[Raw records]
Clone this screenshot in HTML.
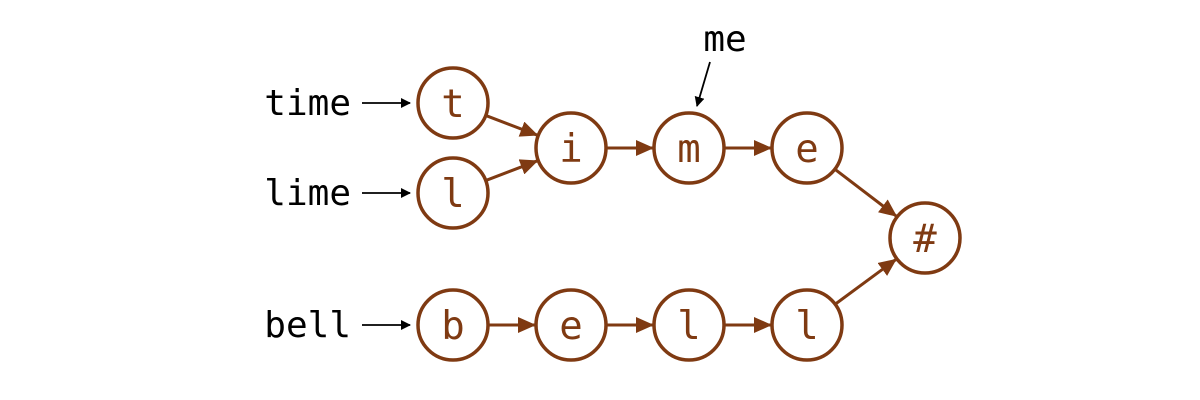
<!DOCTYPE html>
<html><head><meta charset="utf-8"><style>
html,body{margin:0;padding:0;background:#fff;width:1200px;height:400px;overflow:hidden}
text{font-family:"DejaVu Sans Mono","Liberation Mono",monospace;font-size:36px}
text.n{font-size:39px}
</style></head><body>
<svg width="1200" height="400">
<defs>
<marker id="ab" markerWidth="10" markerHeight="10" refX="9" refY="5" orient="auto" markerUnits="userSpaceOnUse"><path d="M0,0 L10,5 L0,10 z" fill="#000"/></marker>
<marker id="ar" markerWidth="18" markerHeight="16" refX="17" refY="8" orient="auto" markerUnits="userSpaceOnUse"><path d="M0,0 L18,8 L0,16 z" fill="#7f3a12"/></marker>
</defs>
<g id="g"></g>
</svg>
<script>
const nodeIds=['t','l1','i','m','e','h','b','e2','l2','l3'];
const nodeChars=['t','l','i','m','e','#','b','e','l','l'];
const nodeX=[453,453,571,689,807,925,453,571,689,807];
const nodeY=[103,193,148,148,148,238,325,325,325,325];
const edges=[['t','i'],['l1','i'],['i','m'],['m','e'],['e','h'],['b','e2'],['e2','l2'],['l2','l3'],['l3','h']];
const words=['time','lime','bell'];
const wordNode=['t','l1','b'];
const R=35, C='#7f3a12', NS='http://www.w3.org/2000/svg';
const g=document.getElementById('g');
function mk(t,a){const e=document.createElementNS(NS,t);for(const k in a)e.setAttribute(k,a[k]);g.appendChild(e);return e;}
const pos={};nodeIds.forEach((id,i)=>pos[id]=[nodeX[i],nodeY[i]]);
edges.forEach(([a,b])=>{const [x1,y1]=pos[a],[x2,y2]=pos[b];const dx=x2-x1,dy=y2-y1,d=Math.hypot(dx,dy),ux=dx/d,uy=dy/d;
const l=mk('line',{x1:x1+ux*(R+1),y1:y1+uy*(R+1),x2:x2-ux*(R+1),y2:y2-uy*(R+1),stroke:C,'stroke-width':3,'marker-end':'url(#ar)'});

});
nodeIds.forEach((id,i)=>{const c=mk('circle',{cx:nodeX[i],cy:nodeY[i],r:R,fill:'#fff',stroke:C,'stroke-width':3.5});


const t=mk('text',{x:nodeX[i],y:nodeY[i]+14,'text-anchor':'middle',fill:C,'class':'n'});t.textContent=nodeChars[i];

});
words.forEach((w,i)=>{const [x,y]=pos[wordNode[i]];
const t=mk('text',{x:351,y:y+12,'text-anchor':'end',fill:'#000'});t.textContent=w;


const l=mk('line',{x1:362,y1:y,x2:410,y2:y,stroke:'#000','stroke-width':1.8,'marker-end':'url(#ab)'});

});
const me=mk('text',{x:725,y:51,'text-anchor':'middle',fill:'#000'});me.textContent='me';


const ml=mk('line',{x1:710,y1:62,x2:697,y2:106,stroke:'#000','stroke-width':1.8,'marker-end':'url(#ab)'});


</script>
</body></html>
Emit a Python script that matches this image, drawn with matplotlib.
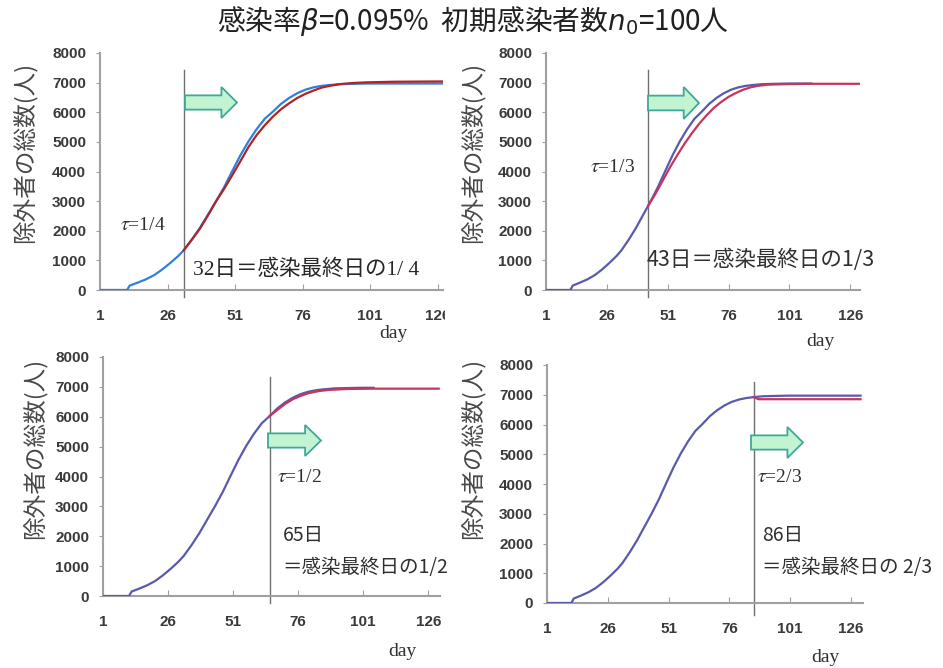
import matplotlib
matplotlib.use('Agg')
import matplotlib.pyplot as plt
from matplotlib.patches import Polygon
from matplotlib.transforms import Bbox

plt.rcParams['font.family'] = ['Noto Sans CJK JP', 'DejaVu Sans']

W, H = 943, 668   # figure size in pixels

# ---- data ----
base_day = [1, 10, 11, 12, 15, 18, 21, 24, 27, 30, 32, 35, 38, 41, 43, 44, 47, 50,
            53, 56, 59, 62, 65, 68, 71, 74, 77, 80, 83, 86, 90, 95, 100, 105, 110,
            120, 130]
base_total = [0, 0, 0, 150, 250, 360, 500, 690, 910, 1150, 1340, 1700, 2100, 2550,
              2850, 3000, 3480, 4020, 4550, 5020, 5430, 5780, 6020, 6280, 6480, 6640,
              6760, 6840, 6890, 6920, 6950, 6960, 6970, 6970, 6970, 6970, 6970]

red1_day = [32, 35, 38, 41, 44, 47, 50, 53, 56, 59, 62, 65, 68, 71, 74, 77, 80, 83,
            86, 90, 95, 100, 110, 128]
red1_total = [1340, 1700, 2070, 2520, 3000, 3420, 3880, 4350, 4830, 5230, 5560, 5850,
              6100, 6300, 6480, 6620, 6730, 6830, 6890, 6950, 6990, 7010, 7030, 7040]

red2_day = [43, 46, 49, 52, 55, 58, 61, 64, 67, 70, 73, 76, 79, 82, 85, 88, 92, 100,
            110, 130]
red2_total = [2850, 3250, 3700, 4150, 4560, 4950, 5300, 5620, 5900, 6150, 6350, 6520,
              6650, 6760, 6840, 6890, 6930, 6950, 6960, 6960]

red3_day = [65, 68, 71, 74, 77, 80, 84, 88, 95, 105, 130]
red3_total = [6020, 6230, 6430, 6590, 6700, 6790, 6860, 6900, 6930, 6940, 6940]

red4_day = [86, 88, 130]
red4_total = [6920, 6850, 6850]

tau_day = [32, 43, 65, 86]
tau_text = ['1/4', '1/3', '1/2', '2/3']
blue_end = [130, 110, 105, 130]

x_ticks = [1, 26, 51, 76, 101, 126]
y_ticks = [0, 1000, 2000, 3000, 4000, 5000, 6000, 7000, 8000]

title = r'感染率$\beta$=0.095%  初期感染者数$n_0$=100人'
ylabel = '除外者の総数(人)'

reds = [(red1_day, red1_total), (red2_day, red2_total),
        (red3_day, red3_total), (red4_day, red4_total)]


def fx(x):
    return x / W


def fy(y):
    return 1 - y / H


# layout in pixels: left, right, y of 0, y of 8000, xmax
boxes = [(100, 443, 290, 53, 128), (546, 860, 290, 53, 130),
         (103, 440, 596, 357, 130.5), (547, 863, 603, 365, 131)]
vline_px = [(70, 297), (70, 297), (377, 603), (382, 615)]
arrow_px = [(185, 87, 237, 118), (648, 87, 699, 119),
            (268, 425, 321, 456), (751, 427, 803, 458)]
ylabel_px = [(25, 152), (473, 152), (35, 448), (473, 448)]
day_px = [(393, 333), (820, 342), (402, 652), (825, 658)]
colors = [('#2f80dc', '#b02428'), ('#5a5aac', '#c8345c'),
          ('#5a5aac', '#c8345c'), ('#5a5aac', '#c8345c')]

fig = plt.figure(figsize=(W / 100, H / 100), dpi=100)

for i in range(4):
    l, r, b, t, xmax = boxes[i]
    ax = fig.add_axes([fx(l), fy(b), (r - l) / W, (b - t) / H])
    c_blue, c_red = colors[i]

    bd = [d for d in base_day if d <= blue_end[i]]
    ax.plot(bd, base_total[:len(bd)], color=c_blue, lw=1.6, zorder=3)
    ax.plot(reds[i][0], reds[i][1], color=c_red, lw=1.6, zorder=3)

    ax.set_xlim(1, xmax)
    ax.set_ylim(0, 8000)
    ax.set_xticks(x_ticks)
    ax.set_yticks(y_ticks)
    for s in ['top', 'right']:
        ax.spines[s].set_visible(False)
    for s in ['left', 'bottom']:
        ax.spines[s].set_color('#a0a0a0')
        ax.spines[s].set_linewidth(1.5)
    ax.tick_params(axis='x', direction='in', length=4, color='#a0a0a0', pad=14,
                   labelsize=11, labelcolor='#3a3a3a')
    ax.tick_params(axis='y', direction='out', length=3, color='#a0a0a0', pad=7,
                   labelsize=11, labelcolor='#3a3a3a')
    for lbl in ax.get_xticklabels() + ax.get_yticklabels():
        lbl.set_fontfamily('Liberation Sans')
        lbl.set_fontweight('bold')
    if i == 0:
        for lbl in ax.get_xticklabels():
            lbl.set_clip_on(True)
            lbl.set_clip_box(Bbox.from_extents(0, 0, 445, H))

    # tau line
    vt, vb = vline_px[i]
    ax.axvline(tau_day[i], ymin=(b - vb) / (b - t), ymax=(b - vt) / (b - t),
               color='#707070', lw=1, clip_on=False, zorder=2)

    # block arrow
    x0, y0, x1, y1 = arrow_px[i]
    w, h = x1 - x0, y1 - y0
    pts = [(x0, y0 + 0.27 * h), (x0 + 0.7 * w, y0 + 0.27 * h), (x0 + 0.7 * w, y0),
           (x1, y0 + 0.5 * h), (x0 + 0.7 * w, y1), (x0 + 0.7 * w, y0 + 0.73 * h),
           (x0, y0 + 0.73 * h)]
    fig.patches.append(Polygon([(fx(px), fy(py)) for px, py in pts], closed=True,
                               transform=fig.transFigure, facecolor='#c2f4d2',
                               edgecolor='#3fa89c', lw=1.3))

    yx, yy = ylabel_px[i]
    fig.text(fx(yx), fy(yy), ylabel, rotation=90, ha='center', va='center',
             fontsize=17, color='#484848')
    dx, dy = day_px[i]
    fig.text(fx(dx), fy(dy), 'day', ha='center', va='center', fontsize=14,
             family='Liberation Serif', color='#303030')

# tau labels and notes
tau_pos = [(120, 225), (590, 168), (277, 477), (757, 478)]
for (tx, ty), tt in zip(tau_pos, tau_text):
    fig.text(fx(tx), fy(ty), r'$\tau$=' + tt, ha='left', va='center', fontsize=14,
             family='Liberation Serif', math_fontfamily='stix', color='#303030')

fig.text(fx(193), fy(270), '32日＝感染最終日の1/ 4', ha='left', va='center',
         fontsize=15.5, family=['Liberation Serif', 'Noto Sans CJK JP'],
         color='#262626')
fig.text(fx(647), fy(260), '43日＝感染最終日の1/3', ha='left', va='center',
         fontsize=15.5, color='#303030')
fig.text(fx(283), fy(535), '65日', ha='left', va='center', fontsize=14, color='#303030')
fig.text(fx(282), fy(567), '＝感染最終日の1/2', ha='left', va='center', fontsize=14,
         color='#303030')
fig.text(fx(762), fy(535), '86日', ha='left', va='center', fontsize=14, color='#303030')
fig.text(fx(762), fy(568), '＝感染最終日の 2/3', ha='left', va='center', fontsize=14,
         color='#303030')

fig.text(fx(473), fy(21), title, ha='center', va='center', fontsize=20,
         color='#202020', math_fontfamily='dejavusans')

fig.savefig('out.png', dpi=100)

*WRITTEN TASK:* Above are the records. Copy word for word only their lines from the one holding "Emit a Python" through the one holding "ylabel = '除外者の総数(人)'", both included, and skip the images.

*EXPECTED ANSWER:*
Emit a Python script that matches this image, drawn with matplotlib.
import matplotlib
matplotlib.use('Agg')
import matplotlib.pyplot as plt
from matplotlib.patches import Polygon
from matplotlib.transforms import Bbox

plt.rcParams['font.family'] = ['Noto Sans CJK JP', 'DejaVu Sans']

W, H = 943, 668   # figure size in pixels

# ---- data ----
base_day = [1, 10, 11, 12, 15, 18, 21, 24, 27, 30, 32, 35, 38, 41, 43, 44, 47, 50,
            53, 56, 59, 62, 65, 68, 71, 74, 77, 80, 83, 86, 90, 95, 100, 105, 110,
            120, 130]
base_total = [0, 0, 0, 150, 250, 360, 500, 690, 910, 1150, 1340, 1700, 2100, 2550,
              2850, 3000, 3480, 4020, 4550, 5020, 5430, 5780, 6020, 6280, 6480, 6640,
              6760, 6840, 6890, 6920, 6950, 6960, 6970, 6970, 6970, 6970, 6970]

red1_day = [32, 35, 38, 41, 44, 47, 50, 53, 56, 59, 62, 65, 68, 71, 74, 77, 80, 83,
            86, 90, 95, 100, 110, 128]
red1_total = [1340, 1700, 2070, 2520, 3000, 3420, 3880, 4350, 4830, 5230, 5560, 5850,
              6100, 6300, 6480, 6620, 6730, 6830, 6890, 6950, 6990, 7010, 7030, 7040]

red2_day = [43, 46, 49, 52, 55, 58, 61, 64, 67, 70, 73, 76, 79, 82, 85, 88, 92, 100,
            110, 130]
red2_total = [2850, 3250, 3700, 4150, 4560, 4950, 5300, 5620, 5900, 6150, 6350, 6520,
              6650, 6760, 6840, 6890, 6930, 6950, 6960, 6960]

red3_day = [65, 68, 71, 74, 77, 80, 84, 88, 95, 105, 130]
red3_total = [6020, 6230, 6430, 6590, 6700, 6790, 6860, 6900, 6930, 6940, 6940]

red4_day = [86, 88, 130]
red4_total = [6920, 6850, 6850]

tau_day = [32, 43, 65, 86]
tau_text = ['1/4', '1/3', '1/2', '2/3']
blue_end = [130, 110, 105, 130]

x_ticks = [1, 26, 51, 76, 101, 126]
y_ticks = [0, 1000, 2000, 3000, 4000, 5000, 6000, 7000, 8000]

title = r'感染率$\beta$=0.095%  初期感染者数$n_0$=100人'
ylabel = '除外者の総数(人)'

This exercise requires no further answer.